■ PROMPT
Retype the lines beneath this one, from the first through the line containing "const nonAnnealedAlpha = [15.5, 6.1, 3.8, 2.4];". Pictures are left out.
===== DATA
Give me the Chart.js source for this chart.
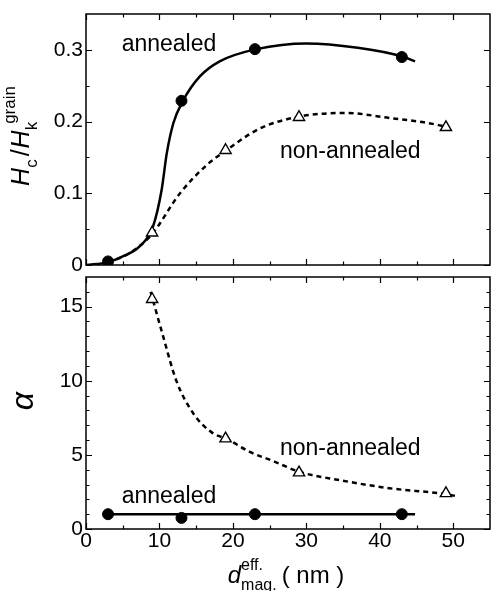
<!DOCTYPE html>
<html>
<head>
<meta charset="utf-8">
<script src="https://cdn.jsdelivr.net/npm/chart.js@4.4.1/dist/chart.umd.min.js"></script>
<style>
  body { margin: 0; background: #fff; }
  canvas { display: block; }
</style>
</head>
<body>
<canvas id="top" width="491" height="272"></canvas>
<canvas id="bottom" width="491" height="319"></canvas>
<script>
// measured points (d_mag eff in nm)
const annealedD = [3, 13, 23, 43];
const annealedHc = [0.005, 0.229, 0.301, 0.29];
const annealedAlpha = [1.0, 0.75, 1.0, 1.0];
const nonAnnealedD = [9, 19, 29, 49];
const nonAnnealedHc = [0.045, 0.16, 0.206, 0.192];
const nonAnnealedAlpha = [15.5, 6.1, 3.8, 2.4];

// guide-to-the-eye curves
const annealedFitD = [0, 3, 5, 7.3, 9.1, 10.3, 11, 11.9, 13.2, 15.5, 18.2, 23.2, 30, 37, 43, 44.8];
const annealedFitHc = [0, 0.004, 0.012, 0.026, 0.053, 0.105, 0.156, 0.198, 0.229, 0.263, 0.284, 0.301, 0.309, 0.303, 0.291, 0.284];
const nonAnnealedFitD = [3, 6, 8.9, 12.8, 16.4, 19.1, 23.6, 29.1, 35.4, 41.3, 46, 49];
const nonAnnealedFitHc = [0.003, 0.017, 0.042, 0.1, 0.139, 0.16, 0.19, 0.207, 0.212, 0.205, 0.199, 0.193];
const annealedLineD = [3, 44.8];
const annealedLineAlpha = [1.0, 1.0];
const nonAnnealedCurveD = [8.8, 10.5, 12.3, 14.6, 17.3, 19.1, 22.3, 25.4, 29.1, 34.5, 41.3, 49, 50.6];
const nonAnnealedCurveAlpha = [16.0, 13.0, 10.0, 7.8, 6.45, 6.1, 5.2, 4.6, 3.85, 3.3, 2.75, 2.35, 2.2];

// ticks
const xTicks = [0, 10, 20, 30, 40, 50];
const xMinorTicks = [5, 15, 25, 35, 45];
const hcTicks = [0, 0.1, 0.2, 0.3];
const hcMinorTicks = [0.05, 0.15, 0.25];
const alphaTicks = [0, 5, 10, 15];
const alphaMinorTicks = [1, 2, 3, 4, 6, 7, 8, 9, 11, 12, 13, 14, 16];

const FONT = '"Liberation Sans", Arial, sans-serif';

function pts(xs, ys) {
    return xs.map((x, i) => ({ x: x, y: ys[i] }));
}

// draw a row of text pieces with sub/superscripts, returns the width
function drawRuns(ctx, runs, x, y) {
    let cx = x;
    let lastBaseX = x;
    runs.forEach(r => {
        ctx.font = (r.italic ? 'italic ' : '') + r.size + 'px ' + FONT;
        let dy = 0;
        let startX = cx + (r.before || 0);
        if (r.pos === 'sub') dy = r.size * 0.45;
        if (r.pos === 'sup') { dy = -r.size * 0.8; if (r.stack) startX = lastBaseX; }
        ctx.fillText(r.t, startX, y + dy);
        const w = ctx.measureText(r.t).width;
        if (r.pos !== 'sup') lastBaseX = startX;
        cx = Math.max(cx, startX + w + (r.gap || 0));
    });
    return cx - x;
}

function runsWidth(ctx, runs) {
    ctx.save();
    ctx.globalAlpha = 0;
    const w = drawRuns(ctx, runs, 0, 0);
    ctx.restore();
    return w;
}

const framePlugin = {
    id: 'frame',
    afterDraw(chart, args, opts) {
        const ctx = chart.ctx;
        const a = chart.chartArea;
        const xs = chart.scales.x, ys = chart.scales.y;
        ctx.save();
        ctx.strokeStyle = '#000';
        ctx.lineWidth = 1.5;
        ctx.strokeRect(a.left, a.top, a.right - a.left, a.bottom - a.top);
        ctx.lineWidth = 1.2;
        ctx.beginPath();
        const tickX = (vals, len) => vals.forEach(v => {
            const px = Math.round(xs.getPixelForValue(v)) + 0.5;
            ctx.moveTo(px, a.bottom); ctx.lineTo(px, a.bottom - len);
            ctx.moveTo(px, a.top); ctx.lineTo(px, a.top + len);
        });
        const tickY = (vals, len) => vals.forEach(v => {
            const py = Math.round(ys.getPixelForValue(v)) + 0.5;
            ctx.moveTo(a.left, py); ctx.lineTo(a.left + len, py);
            ctx.moveTo(a.right, py); ctx.lineTo(a.right - len, py);
        });
        tickX(xTicks, 6); tickX(xMinorTicks, 3.5);
        tickY(opts.yMajor, 6); tickY(opts.yMinor, 3.5);
        ctx.stroke();

        // annotations
        ctx.fillStyle = '#000';
        ctx.textBaseline = 'alphabetic';
        ctx.textAlign = 'left';
        ctx.font = '23px ' + FONT;
        opts.labels.forEach(l => {
            ctx.fillText(l.text, xs.getPixelForValue(l.x), ys.getPixelForValue(l.y));
        });

        // y title (rotated)
        const w = runsWidth(ctx, opts.yTitle);
        ctx.translate(opts.yTitlePos[0], opts.yTitlePos[1]);
        ctx.rotate(-Math.PI / 2);
        drawRuns(ctx, opts.yTitle, -w / 2, 0);
        ctx.restore();

        if (opts.xTitle) {
            ctx.save();
            ctx.fillStyle = '#000';
            ctx.textBaseline = 'alphabetic';
            const xw = runsWidth(ctx, opts.xTitle);
            drawRuns(ctx, opts.xTitle, opts.xTitlePos[0] - xw / 2, opts.xTitlePos[1]);
            ctx.restore();
        }
    }
};

// drop the label overflow padding so the plot box sits where the layout padding says
function noPad(s) {
    s.paddingTop = 0; s.paddingBottom = 0; s.paddingLeft = 0; s.paddingRight = 0;
}

function makeChart(id, cfg) {
    const yTickList = cfg.yMajor;
    return new Chart(document.getElementById(id), {
        type: 'scatter',
        data: { datasets: cfg.datasets },
        options: {
            responsive: false,
            animation: false,
            devicePixelRatio: 1,
            layout: { padding: cfg.padding, autoPadding: false },
            plugins: {
                legend: { display: false },
                tooltip: { enabled: false },
                frame: {
                    yMajor: cfg.yMajor, yMinor: cfg.yMinor, labels: cfg.labels,
                    yTitle: cfg.yTitle, yTitlePos: cfg.yTitlePos,
                    xTitle: cfg.xTitle, xTitlePos: cfg.xTitlePos
                }
            },
            scales: {
                x: {
                    type: 'linear', min: 0, max: 55,
                    display: cfg.showX,
                    grid: { display: false, drawTicks: false },
                    border: { display: false },
                    afterBuildTicks: s => { s.ticks = xTicks.map(v => ({ value: v })); },
                    afterFit: s => { s.height = cfg.xHeight || 0; noPad(s); },
                    ticks: { color: '#000', font: { family: FONT, size: 21 }, padding: 0, maxRotation: 0 }
                },
                y: {
                    type: 'linear', min: cfg.yMin, max: cfg.yMax,
                    grid: { display: false, drawTicks: false },
                    border: { display: false },
                    afterBuildTicks: s => { s.ticks = yTickList.map(v => ({ value: v })); },
                    afterFit: s => { s.width = 86; noPad(s); },
                    ticks: { color: '#000', font: { family: FONT, size: 21 }, padding: 3, callback: v => String(v) }
                }
            }
        },
        plugins: [framePlugin]
    });
}

const solid = { borderColor: '#000', borderWidth: 2.5, showLine: true, pointRadius: 0, cubicInterpolationMode: 'monotone', order: 3 };
const dashed = Object.assign({}, solid, { borderDash: [5, 4] });
const dots = { pointStyle: 'circle', pointRadius: 5.5, backgroundColor: '#000', borderColor: '#000', borderWidth: 1, showLine: false, order: 1 };
const tris = { pointStyle: 'triangle', pointRadius: 6.5, backgroundColor: '#fff', borderColor: '#000', borderWidth: 1.4, showLine: false, order: 1 };

makeChart('top', {
    padding: { left: 0, right: 1, top: 14, bottom: 7 },
    showX: false,
    yMin: 0, yMax: 0.35, yMajor: hcTicks, yMinor: hcMinorTicks,
    datasets: [
        Object.assign({ data: pts(annealedD, annealedHc) }, dots),
        Object.assign({ data: pts(nonAnnealedD, nonAnnealedHc) }, tris),
        Object.assign({ data: pts(annealedFitD, annealedFitHc) }, solid),
        Object.assign({ data: pts(nonAnnealedFitD, nonAnnealedFitHc) }, dashed)
    ],
    labels: [
        { text: 'annealed', x: 4.85, y: 0.299 },
        { text: 'non-annealed', x: 26.4, y: 0.149 }
    ],
    yTitle: [
        { t: 'H', italic: true, size: 25 },
        { t: 'c', size: 17, pos: 'sub', gap: 3 },
        { t: '/', size: 25, gap: 1 },
        { t: 'H', italic: true, size: 25 },
        { t: 'k', size: 17, pos: 'sub' },
        { t: 'grain', size: 17, pos: 'sup', before: -2 }
    ],
    yTitlePos: [29, 136]
});

makeChart('bottom', {
    padding: { left: 0, right: 1, top: 5, bottom: 0 },
    showX: true, xHeight: 62,
    yMin: 0, yMax: 17, yMajor: alphaTicks, yMinor: alphaMinorTicks,
    datasets: [
        Object.assign({ data: pts(annealedD, annealedAlpha) }, dots),
        Object.assign({ data: pts(nonAnnealedD, nonAnnealedAlpha) }, tris),
        Object.assign({ data: pts(annealedLineD, annealedLineAlpha) }, solid),
        Object.assign({ data: pts(nonAnnealedCurveD, nonAnnealedCurveAlpha) }, dashed)
    ],
    labels: [
        { text: 'non-annealed', x: 26.4, y: 4.98 },
        { text: 'annealed', x: 4.85, y: 1.76 }
    ],
    yTitle: [{ t: '\u03B1', italic: true, size: 32 }],
    yTitlePos: [33, 129],
    xTitle: [
        { t: 'd', italic: true, size: 24 },
        { t: 'mag.', size: 16, pos: 'sub', gap: 5 },
        { t: 'eff.', size: 16, pos: 'sup', stack: true },
        { t: '( nm )', size: 24 }
    ],
    xTitlePos: [286, 311]
});
</script>
</body>
</html>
==========
■ EXERCISE SOLUTION
Give me the Chart.js source for this chart.
<!DOCTYPE html>
<html>
<head>
<meta charset="utf-8">
<script src="https://cdn.jsdelivr.net/npm/chart.js@4.4.1/dist/chart.umd.min.js"></script>
<style>
  body { margin: 0; background: #fff; }
  canvas { display: block; }
</style>
</head>
<body>
<canvas id="top" width="491" height="272"></canvas>
<canvas id="bottom" width="491" height="319"></canvas>
<script>
// measured points (d_mag eff in nm)
const annealedD = [3, 13, 23, 43];
const annealedHc = [0.005, 0.229, 0.301, 0.29];
const annealedAlpha = [1.0, 0.75, 1.0, 1.0];
const nonAnnealedD = [9, 19, 29, 49];
const nonAnnealedHc = [0.045, 0.16, 0.206, 0.192];
const nonAnnealedAlpha = [15.5, 6.1, 3.8, 2.4];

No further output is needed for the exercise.